Beginning with the first line below, please repeat the material exactly, ending with the line that includes "0.09,0.06,0.05,0.04,0.03,0.03];".

*Source material*:
════════════════

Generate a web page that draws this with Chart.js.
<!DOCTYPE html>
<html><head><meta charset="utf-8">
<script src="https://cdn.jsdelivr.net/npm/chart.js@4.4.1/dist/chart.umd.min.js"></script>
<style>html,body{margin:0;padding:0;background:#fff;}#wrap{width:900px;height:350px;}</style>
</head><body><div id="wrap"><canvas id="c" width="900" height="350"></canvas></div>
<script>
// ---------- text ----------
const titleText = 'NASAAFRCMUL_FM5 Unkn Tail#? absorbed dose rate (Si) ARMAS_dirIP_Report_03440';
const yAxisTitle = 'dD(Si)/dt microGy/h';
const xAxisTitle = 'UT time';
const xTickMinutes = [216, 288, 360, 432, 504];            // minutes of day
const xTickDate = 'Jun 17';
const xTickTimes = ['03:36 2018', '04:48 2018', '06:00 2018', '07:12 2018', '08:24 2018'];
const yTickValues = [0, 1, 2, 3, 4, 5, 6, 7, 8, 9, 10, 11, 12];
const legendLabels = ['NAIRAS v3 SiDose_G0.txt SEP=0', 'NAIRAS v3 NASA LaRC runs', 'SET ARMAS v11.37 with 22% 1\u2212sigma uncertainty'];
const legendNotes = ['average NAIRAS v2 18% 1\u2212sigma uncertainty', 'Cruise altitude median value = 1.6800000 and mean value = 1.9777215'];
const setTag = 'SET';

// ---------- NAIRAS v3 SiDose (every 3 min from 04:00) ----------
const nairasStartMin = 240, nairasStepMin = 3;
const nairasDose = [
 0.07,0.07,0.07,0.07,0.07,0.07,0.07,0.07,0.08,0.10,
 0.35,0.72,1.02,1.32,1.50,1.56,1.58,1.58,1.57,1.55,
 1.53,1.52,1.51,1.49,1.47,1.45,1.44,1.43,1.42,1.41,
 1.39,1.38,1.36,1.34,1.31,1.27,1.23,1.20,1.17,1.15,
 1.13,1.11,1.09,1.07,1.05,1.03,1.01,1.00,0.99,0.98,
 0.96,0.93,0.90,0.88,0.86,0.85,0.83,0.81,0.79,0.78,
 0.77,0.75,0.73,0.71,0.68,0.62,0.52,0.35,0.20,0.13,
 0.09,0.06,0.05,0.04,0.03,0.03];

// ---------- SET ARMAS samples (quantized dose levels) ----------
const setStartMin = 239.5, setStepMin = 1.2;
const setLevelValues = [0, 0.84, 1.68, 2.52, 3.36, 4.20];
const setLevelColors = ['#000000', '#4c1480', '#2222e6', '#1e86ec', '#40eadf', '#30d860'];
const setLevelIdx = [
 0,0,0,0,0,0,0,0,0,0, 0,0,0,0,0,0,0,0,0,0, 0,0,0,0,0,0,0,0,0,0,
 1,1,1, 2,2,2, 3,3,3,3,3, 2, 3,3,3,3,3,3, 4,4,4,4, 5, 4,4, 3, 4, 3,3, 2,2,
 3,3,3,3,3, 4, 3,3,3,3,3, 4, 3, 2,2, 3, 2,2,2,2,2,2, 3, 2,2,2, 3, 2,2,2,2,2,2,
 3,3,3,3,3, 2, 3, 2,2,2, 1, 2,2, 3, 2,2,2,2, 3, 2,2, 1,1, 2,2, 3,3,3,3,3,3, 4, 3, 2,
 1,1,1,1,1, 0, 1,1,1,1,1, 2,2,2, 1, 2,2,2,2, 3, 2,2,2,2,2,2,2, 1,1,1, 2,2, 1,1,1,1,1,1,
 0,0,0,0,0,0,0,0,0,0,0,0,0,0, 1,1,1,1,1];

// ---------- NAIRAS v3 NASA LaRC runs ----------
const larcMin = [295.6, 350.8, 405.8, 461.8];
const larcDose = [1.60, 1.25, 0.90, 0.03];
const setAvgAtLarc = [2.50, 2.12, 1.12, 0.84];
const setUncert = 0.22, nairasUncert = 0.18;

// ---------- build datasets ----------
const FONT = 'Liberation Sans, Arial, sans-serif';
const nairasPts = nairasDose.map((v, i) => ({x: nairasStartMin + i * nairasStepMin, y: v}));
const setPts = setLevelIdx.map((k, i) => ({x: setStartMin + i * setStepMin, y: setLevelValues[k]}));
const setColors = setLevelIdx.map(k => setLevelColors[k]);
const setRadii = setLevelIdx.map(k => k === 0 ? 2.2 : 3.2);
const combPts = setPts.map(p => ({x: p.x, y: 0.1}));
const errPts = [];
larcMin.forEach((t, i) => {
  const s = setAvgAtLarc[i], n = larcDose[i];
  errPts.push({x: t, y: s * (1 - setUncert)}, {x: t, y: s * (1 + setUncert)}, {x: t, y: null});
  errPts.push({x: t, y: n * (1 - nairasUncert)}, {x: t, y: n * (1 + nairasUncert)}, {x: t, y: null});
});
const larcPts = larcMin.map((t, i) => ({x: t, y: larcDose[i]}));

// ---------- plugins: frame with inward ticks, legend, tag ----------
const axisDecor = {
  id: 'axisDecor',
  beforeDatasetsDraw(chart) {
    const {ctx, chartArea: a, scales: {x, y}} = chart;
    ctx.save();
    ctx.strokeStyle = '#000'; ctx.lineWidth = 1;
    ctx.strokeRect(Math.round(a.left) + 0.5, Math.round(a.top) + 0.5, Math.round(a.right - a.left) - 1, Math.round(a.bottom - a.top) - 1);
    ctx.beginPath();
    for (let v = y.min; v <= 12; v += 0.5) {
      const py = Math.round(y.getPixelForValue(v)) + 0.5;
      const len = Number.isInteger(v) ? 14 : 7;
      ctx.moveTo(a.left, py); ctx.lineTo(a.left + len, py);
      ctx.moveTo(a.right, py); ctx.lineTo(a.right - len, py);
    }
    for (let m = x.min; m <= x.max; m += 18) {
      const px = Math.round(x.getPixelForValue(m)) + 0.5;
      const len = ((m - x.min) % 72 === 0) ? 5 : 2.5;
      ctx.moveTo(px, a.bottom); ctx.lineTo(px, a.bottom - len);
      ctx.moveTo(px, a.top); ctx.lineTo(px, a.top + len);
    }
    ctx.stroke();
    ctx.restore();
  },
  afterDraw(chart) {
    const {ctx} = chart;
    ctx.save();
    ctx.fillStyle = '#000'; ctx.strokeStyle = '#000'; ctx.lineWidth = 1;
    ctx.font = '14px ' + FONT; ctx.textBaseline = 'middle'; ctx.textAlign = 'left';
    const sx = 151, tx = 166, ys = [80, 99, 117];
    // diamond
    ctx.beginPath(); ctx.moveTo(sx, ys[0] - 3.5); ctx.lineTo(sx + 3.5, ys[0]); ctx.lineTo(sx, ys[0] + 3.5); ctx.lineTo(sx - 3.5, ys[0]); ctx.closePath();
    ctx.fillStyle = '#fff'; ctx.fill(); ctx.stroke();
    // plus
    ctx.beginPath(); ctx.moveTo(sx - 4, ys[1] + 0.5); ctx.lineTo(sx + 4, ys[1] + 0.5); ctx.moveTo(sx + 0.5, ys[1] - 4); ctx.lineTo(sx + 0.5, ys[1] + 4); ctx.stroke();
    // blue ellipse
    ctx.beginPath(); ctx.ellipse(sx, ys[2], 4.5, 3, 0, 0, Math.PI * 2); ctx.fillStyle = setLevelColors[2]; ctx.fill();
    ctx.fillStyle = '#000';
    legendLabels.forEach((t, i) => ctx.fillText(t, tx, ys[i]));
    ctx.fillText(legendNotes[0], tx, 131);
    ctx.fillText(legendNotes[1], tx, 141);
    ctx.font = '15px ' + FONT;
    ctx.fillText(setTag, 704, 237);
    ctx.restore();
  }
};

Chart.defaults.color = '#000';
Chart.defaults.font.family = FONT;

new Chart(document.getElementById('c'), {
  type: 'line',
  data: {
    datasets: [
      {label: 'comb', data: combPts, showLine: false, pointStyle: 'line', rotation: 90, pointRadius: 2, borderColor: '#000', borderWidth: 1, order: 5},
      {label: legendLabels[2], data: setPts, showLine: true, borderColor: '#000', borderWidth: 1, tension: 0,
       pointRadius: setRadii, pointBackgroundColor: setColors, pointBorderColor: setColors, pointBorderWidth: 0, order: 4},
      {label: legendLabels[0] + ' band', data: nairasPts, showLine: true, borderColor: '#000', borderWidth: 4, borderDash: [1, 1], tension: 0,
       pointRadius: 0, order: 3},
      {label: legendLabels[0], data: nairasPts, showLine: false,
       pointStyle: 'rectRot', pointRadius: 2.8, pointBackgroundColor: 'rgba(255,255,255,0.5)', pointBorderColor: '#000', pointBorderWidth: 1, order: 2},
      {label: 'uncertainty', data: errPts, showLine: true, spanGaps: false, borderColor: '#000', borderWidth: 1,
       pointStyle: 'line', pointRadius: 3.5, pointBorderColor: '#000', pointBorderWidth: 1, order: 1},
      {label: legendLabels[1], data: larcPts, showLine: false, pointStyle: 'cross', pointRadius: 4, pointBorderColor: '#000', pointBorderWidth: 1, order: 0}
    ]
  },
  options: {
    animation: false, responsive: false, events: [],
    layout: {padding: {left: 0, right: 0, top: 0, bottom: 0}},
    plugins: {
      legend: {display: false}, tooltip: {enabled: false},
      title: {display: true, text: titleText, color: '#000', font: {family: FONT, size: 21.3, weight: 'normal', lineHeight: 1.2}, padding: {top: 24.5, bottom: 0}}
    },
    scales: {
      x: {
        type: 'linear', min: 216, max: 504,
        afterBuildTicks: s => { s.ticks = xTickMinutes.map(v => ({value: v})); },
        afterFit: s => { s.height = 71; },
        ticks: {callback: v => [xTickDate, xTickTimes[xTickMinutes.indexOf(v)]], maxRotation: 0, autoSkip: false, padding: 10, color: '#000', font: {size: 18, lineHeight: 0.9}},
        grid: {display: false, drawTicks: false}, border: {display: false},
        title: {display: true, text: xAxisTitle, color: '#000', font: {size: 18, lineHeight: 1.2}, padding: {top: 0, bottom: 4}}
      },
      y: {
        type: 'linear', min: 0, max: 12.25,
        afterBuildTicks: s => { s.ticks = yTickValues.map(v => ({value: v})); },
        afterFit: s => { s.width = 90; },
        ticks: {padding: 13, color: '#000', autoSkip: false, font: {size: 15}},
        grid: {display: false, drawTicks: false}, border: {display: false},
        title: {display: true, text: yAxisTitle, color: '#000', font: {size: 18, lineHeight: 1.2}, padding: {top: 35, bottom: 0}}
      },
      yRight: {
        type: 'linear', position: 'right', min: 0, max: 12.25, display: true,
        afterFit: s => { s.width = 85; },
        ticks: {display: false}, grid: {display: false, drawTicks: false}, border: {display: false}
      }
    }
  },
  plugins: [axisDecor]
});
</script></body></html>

════════════════

*Solution for this task*:
Generate a web page that draws this with Chart.js.
<!DOCTYPE html>
<html><head><meta charset="utf-8">
<script src="https://cdn.jsdelivr.net/npm/chart.js@4.4.1/dist/chart.umd.min.js"></script>
<style>html,body{margin:0;padding:0;background:#fff;}#wrap{width:900px;height:350px;}</style>
</head><body><div id="wrap"><canvas id="c" width="900" height="350"></canvas></div>
<script>
// ---------- text ----------
const titleText = 'NASAAFRCMUL_FM5 Unkn Tail#? absorbed dose rate (Si) ARMAS_dirIP_Report_03440';
const yAxisTitle = 'dD(Si)/dt microGy/h';
const xAxisTitle = 'UT time';
const xTickMinutes = [216, 288, 360, 432, 504];            // minutes of day
const xTickDate = 'Jun 17';
const xTickTimes = ['03:36 2018', '04:48 2018', '06:00 2018', '07:12 2018', '08:24 2018'];
const yTickValues = [0, 1, 2, 3, 4, 5, 6, 7, 8, 9, 10, 11, 12];
const legendLabels = ['NAIRAS v3 SiDose_G0.txt SEP=0', 'NAIRAS v3 NASA LaRC runs', 'SET ARMAS v11.37 with 22% 1\u2212sigma uncertainty'];
const legendNotes = ['average NAIRAS v2 18% 1\u2212sigma uncertainty', 'Cruise altitude median value = 1.6800000 and mean value = 1.9777215'];
const setTag = 'SET';

// ---------- NAIRAS v3 SiDose (every 3 min from 04:00) ----------
const nairasStartMin = 240, nairasStepMin = 3;
const nairasDose = [
 0.07,0.07,0.07,0.07,0.07,0.07,0.07,0.07,0.08,0.10,
 0.35,0.72,1.02,1.32,1.50,1.56,1.58,1.58,1.57,1.55,
 1.53,1.52,1.51,1.49,1.47,1.45,1.44,1.43,1.42,1.41,
 1.39,1.38,1.36,1.34,1.31,1.27,1.23,1.20,1.17,1.15,
 1.13,1.11,1.09,1.07,1.05,1.03,1.01,1.00,0.99,0.98,
 0.96,0.93,0.90,0.88,0.86,0.85,0.83,0.81,0.79,0.78,
 0.77,0.75,0.73,0.71,0.68,0.62,0.52,0.35,0.20,0.13,
 0.09,0.06,0.05,0.04,0.03,0.03];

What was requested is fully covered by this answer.